House of Leaves is never going to be an ebook (worth reading), either. There are things you can do on the printed page that just don't translate to screen. (The children's book industry is never going to transfer to pixels, not even if we start teaching in Kindergarten with an e-ink tablet per child.)
OTOH, screen tech can let us do things that the printed page doesn't allow. The most obvious is multimedia, followed by animated images; those have been co-opted by advertisers so strongly that people flinch from them without thinking how they could enhance books. But there are page-linking possibilities that are a hassle on paper--the "Choose Your Own Adventure" series would make excellent ebooks.
References that link to other books in your library are (theoretically) possible: download a "Critical Analysis of Shakespeare's Rhymes" book, and attached is a free Gutenberg copy of the sonnets and several plays, and the reader can bounce between them. (A print book could easily include all 150 sonnets, but not six or seven plays, without drastically increasing the price.)

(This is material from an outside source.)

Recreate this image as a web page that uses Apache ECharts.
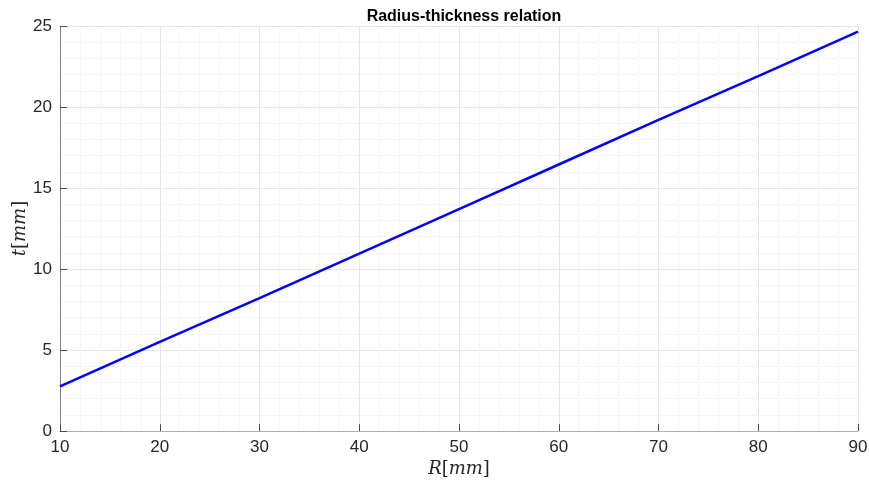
<!DOCTYPE html>
<html>
<head>
<meta charset="utf-8">
<script src="https://cdn.jsdelivr.net/npm/echarts@6/dist/echarts.min.js"></script>
<style>
  html, body { margin: 0; padding: 0; background: #fff; }
  #chart { width: 869px; height: 487px; }
</style>
</head>
<body>
<div id="chart"></div>
<script>
// radius R [mm] and thickness t [mm]
const radius = [10, 20, 30, 40, 50, 60, 70, 80, 90]
const thickness = [2.75, 5.5, 8.2, 10.95, 13.7, 16.45, 19.2, 21.9, 24.65]

const chart = echarts.init(document.getElementById('chart'))

const axisText = { color: '#262626', fontSize: 17, fontFamily: 'Arial, Liberation Sans, sans-serif' }
const labelRich = {
  it: { fontFamily: 'DejaVu Serif', fontStyle: 'italic', fontSize: 18, color: '#262626' },
  rm: { fontFamily: 'DejaVu Serif', fontSize: 18, color: '#262626' }
}

const option = {
  backgroundColor: '#fff',
  animation: false,
  title: {
    text: 'Radius-thickness relation',
    left: 459,
    top: 4,
    textAlign: 'center',
    textStyle: { fontSize: 16, fontWeight: 'bold', color: '#000', fontFamily: 'Arial, Liberation Sans, sans-serif' }
  },
  grid: { left: 60, right: 11, top: 26, bottom: 56, outerBoundsMode: 'none', containLabel: false },
  xAxis: {
    type: 'value',
    min: 10,
    max: 90,
    interval: 10,
    name: '{it|R}{rm|[}{it|mm}{rm|]}',
    nameLocation: 'middle',
    nameGap: 29,
    nameMoveOverlap: false,
    nameTextStyle: { rich: labelRich },
    axisLine: { lineStyle: { color: '#b0b0b0', width: 1 } },
    axisTick: { inside: true, length: 7, lineStyle: { color: '#4d4d4d' } },
    axisLabel: Object.assign({ margin: 8 }, axisText),
    splitLine: { show: true, lineStyle: { color: '#e6e6e6' } },
    minorTick: { show: false, splitNumber: 5 },
    minorSplitLine: { show: true, lineStyle: { color: '#ececec', type: 'dotted' } }
  },
  yAxis: {
    type: 'value',
    min: 0,
    max: 25,
    interval: 5,
    name: '{it|t}{rm|[}{it|mm}{rm|]}',
    nameLocation: 'middle',
    nameGap: 31,
    nameMoveOverlap: false,
    nameTextStyle: { rich: labelRich },
    axisLine: { show: true, lineStyle: { color: '#808080', width: 1 } },
    axisTick: { show: true, inside: true, length: 7, lineStyle: { color: '#4d4d4d' } },
    axisLabel: Object.assign({ margin: 8 }, axisText),
    splitLine: { show: true, lineStyle: { color: '#e6e6e6' } },
    minorTick: { show: false, splitNumber: 5 },
    minorSplitLine: { show: true, lineStyle: { color: '#ececec', type: 'dotted' } }
  },
  series: [{
    type: 'line',
    data: radius.map((r, i) => [r, thickness[i]]),
    showSymbol: false,
    lineStyle: { color: '#0000ff', width: 2.5 },
    itemStyle: { color: '#0000ff' }
  }]
}

chart.setOption(option)
</script>
</body>
</html>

Keyword bookmarking is possible, so you could click to show a list of all passages you've tagged as "political theory." Dictionary support and annotations are already common features. "Puzzle" books are possible, where clues in the text lead to clicking on certain words in certain orders, to get more clues, to eventually lead to a hidden prize.
There's so much that could be done with ebooks that it seems odd to focus on getting them to look more like printed books. (Especially considering the drop in typgraphic quality that's happened to print since word processors became common.)